DATA LINES:
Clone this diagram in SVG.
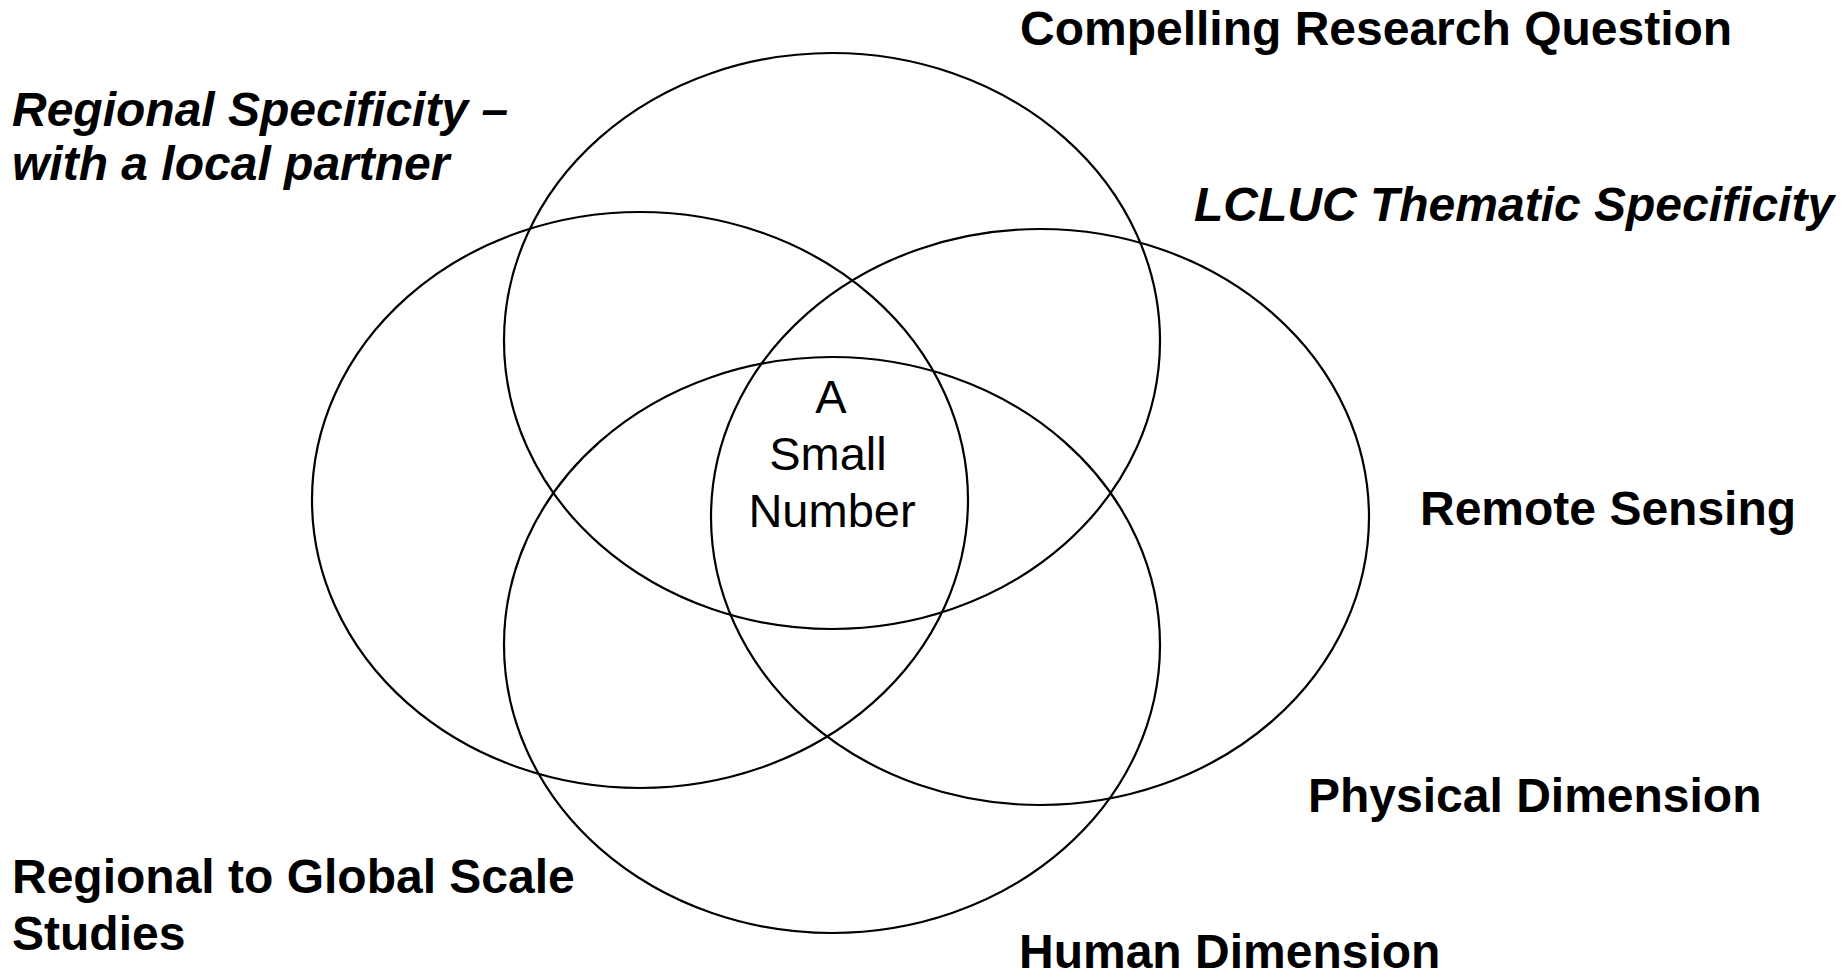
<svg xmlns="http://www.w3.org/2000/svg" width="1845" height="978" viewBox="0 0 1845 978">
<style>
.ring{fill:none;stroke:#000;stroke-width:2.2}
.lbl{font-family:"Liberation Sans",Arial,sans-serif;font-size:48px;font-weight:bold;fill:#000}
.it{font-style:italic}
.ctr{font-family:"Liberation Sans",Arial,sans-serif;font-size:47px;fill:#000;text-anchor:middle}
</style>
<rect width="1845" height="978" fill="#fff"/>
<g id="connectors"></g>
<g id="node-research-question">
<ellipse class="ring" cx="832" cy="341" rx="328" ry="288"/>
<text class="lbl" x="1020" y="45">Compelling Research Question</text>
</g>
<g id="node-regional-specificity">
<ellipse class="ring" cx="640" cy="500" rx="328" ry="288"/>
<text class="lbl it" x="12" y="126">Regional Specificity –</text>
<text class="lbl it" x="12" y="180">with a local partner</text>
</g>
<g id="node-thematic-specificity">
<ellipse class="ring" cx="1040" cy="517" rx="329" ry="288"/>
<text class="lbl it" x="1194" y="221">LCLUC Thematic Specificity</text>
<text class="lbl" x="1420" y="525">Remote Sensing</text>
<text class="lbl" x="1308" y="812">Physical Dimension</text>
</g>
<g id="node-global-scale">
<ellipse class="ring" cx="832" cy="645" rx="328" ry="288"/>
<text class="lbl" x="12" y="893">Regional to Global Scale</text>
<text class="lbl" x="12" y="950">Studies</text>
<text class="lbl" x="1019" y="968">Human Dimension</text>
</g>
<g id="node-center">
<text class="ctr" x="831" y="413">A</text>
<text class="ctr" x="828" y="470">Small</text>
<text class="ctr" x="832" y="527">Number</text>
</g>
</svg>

TO BE DONE: Exclude every picture and copy the remaining data exactly.

SOLUTION FOR THIS PROBLEM:
Clone this diagram in SVG.
<svg xmlns="http://www.w3.org/2000/svg" width="1845" height="978" viewBox="0 0 1845 978">
<style>
.ring{fill:none;stroke:#000;stroke-width:2.2}
.lbl{font-family:"Liberation Sans",Arial,sans-serif;font-size:48px;font-weight:bold;fill:#000}
.it{font-style:italic}
.ctr{font-family:"Liberation Sans",Arial,sans-serif;font-size:47px;fill:#000;text-anchor:middle}
</style>
<rect width="1845" height="978" fill="#fff"/>
<g id="connectors"></g>
<g id="node-research-question">
<ellipse class="ring" cx="832" cy="341" rx="328" ry="288"/>
<text class="lbl" x="1020" y="45">Compelling Research Question</text>
</g>
<g id="node-regional-specificity">
<ellipse class="ring" cx="640" cy="500" rx="328" ry="288"/>
<text class="lbl it" x="12" y="126">Regional Specificity –</text>
<text class="lbl it" x="12" y="180">with a local partner</text>
</g>
<g id="node-thematic-specificity">
<ellipse class="ring" cx="1040" cy="517" rx="329" ry="288"/>
<text class="lbl it" x="1194" y="221">LCLUC Thematic Specificity</text>
<text class="lbl" x="1420" y="525">Remote Sensing</text>
<text class="lbl" x="1308" y="812">Physical Dimension</text>
</g>
<g id="node-global-scale">
<ellipse class="ring" cx="832" cy="645" rx="328" ry="288"/>
<text class="lbl" x="12" y="893">Regional to Global Scale</text>
<text class="lbl" x="12" y="950">Studies</text>
<text class="lbl" x="1019" y="968">Human Dimension</text>
</g>
<g id="node-center">
<text class="ctr" x="831" y="413">A</text>
<text class="ctr" x="828" y="470">Small</text>
<text class="ctr" x="832" y="527">Number</text>
</g>
</svg>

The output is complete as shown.